Hoy se cumplen 299 años de la publicación de Robinson Crusoe, la famosa novela de Daniel Defoe. Mucho ojo y no confundir con su primo, el actor Willem Dafoe. Usted se preguntará por qué no he esperado al año que viene para celebrar esta efeméride literaria y así redondear los tres siglos exactos. Pues muy fácil, no se me ocurre otro tema y, además, así me adelanto a los miles de columnistas que dentro de un año estarán machacando Wikipedia para sacar este asunto a colación. Qué me gusta esa expresión, sacar a colación. A dónde, a colación. Sacar a la palestra, sacar a relucir. Me pregunto si se puede sonsacar a colación. Seguro que la Guardia Civil sí puede.

El libro en sí es entretenido, aunque sin llegar al trepidante nivel de La isla del tesoro.
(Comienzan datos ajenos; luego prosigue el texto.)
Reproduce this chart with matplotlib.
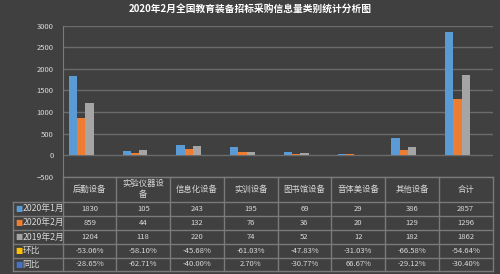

De hecho es una mezcla entre Supervivientes, de Tele5, y Náufrago, de Tom Hanks. Imaginen glosar en seiscientas páginas los 28 años de abandono de un marinero británico. 28 años al solano sin sangría ni aftersun. Un infierno. Me levanto, pesco, almuerzo, me echo una siesta, me despierto, recojo agua, doy un paseo, ceno, me acuesto. Como un funcionario de baja, pero sin cobertura en el móvil. Y así día tras día, más aburrido que Spiderman en un descampado. Menos mal que la novela recobra interés cuando Robinson rescata a un aborigen con el que no se entiende, así que no puede contarle chistes de humor inglés ni aquello del Brexit, pero congenian a pesar de todo y montan un crowdfunding para escapar de la isla. Si el náufrago hubiera sido español el final sería distinto: el aborigen matado a trabajar, palmera para arriba, cocotero para abajo. Y el paisano de pié, liberado sindicalmente. Opinando, indicando, corrigendo. La quilla de esa balsa de bambú no está recta, diría el maromo con orgullo patrio masticando un palillo. Jamás hubiera vuelto a la civilización, habría recalificado los terrenos y proyectado un complejo de esos de todo incluido para darle el pase. Crusoe & Viernes Spa-Resort, pelotazo asegurado.

Esta historia de épica personal, de la lucha por mantener la cordura, de la pugna por conservar los valores a pesar del salvajismo reinante es tan universal como intemporal. Según un estudio realizado ad hoc, el 25% de la población española vive sola y más de la mitad ha experimentado este sentimiento en el último año. Una cuarta parte desayuna y duerme sola. Un drama cuyo frustrante efecto se multiplica si el aislamiento se refiere a personas dependientes o ancianas. Nadie con quien hablar, nadie con quien compartir, nadie con quien respirar. Si ya es difícil afrontar la vida con el apoyo de la familia, imagine lo que es sobrellevar una enfermedad, un accidente o un malestar absolutamente solo. Sin ayuda ni consejo, sin compañía ni consuelo. Olvidados como el plástico que tiramos al mar.

La naturaleza humana es así. Una vida de ilusiones, de planes por hacer, de sueños por cumplir. Llega la viudedad, la emancipación de los hijos o la muerte de los amigos y aparece una profunda y silenciosa soledad que vino de repente, sin invitación, para nunca marcharse. Hay quien tiene suerte y rompe su rutina con las risas de los nietos, otros menos afortunados bajan al parque para compartir banco al sol, sin más entretenimiento que esperar a que llegue su hora. Triste pero es así. Lo que va contra natura es sentirse solo con 30 años, bien porque emigraste o porque tu economía es el pasaporte a una isla desierta en medio de la gran ciudad. Pues cada vez hay más, y con peor pronóstico. Confinados en su caverna, entre la hoguera y el muro, sin salida aparente, mirando al mundo por la estrechez de un tragaluz llamado internet, abocados a la esclavitud del sesgo incontrastable.

Pero aún hay una soledad peor, pues no hay desamparo más doloroso que el compartido. Cuántas personas se sienten solas aún viviendo rodeadas de gente, de ruido. Sobran Robinsones y faltan Viernes.

Y yo creía que no tenía nada sobre lo que escribir hoy. A ver si salgo más, que empiezo a sentirme como un candidato socialista a la alcaldía de Madrid.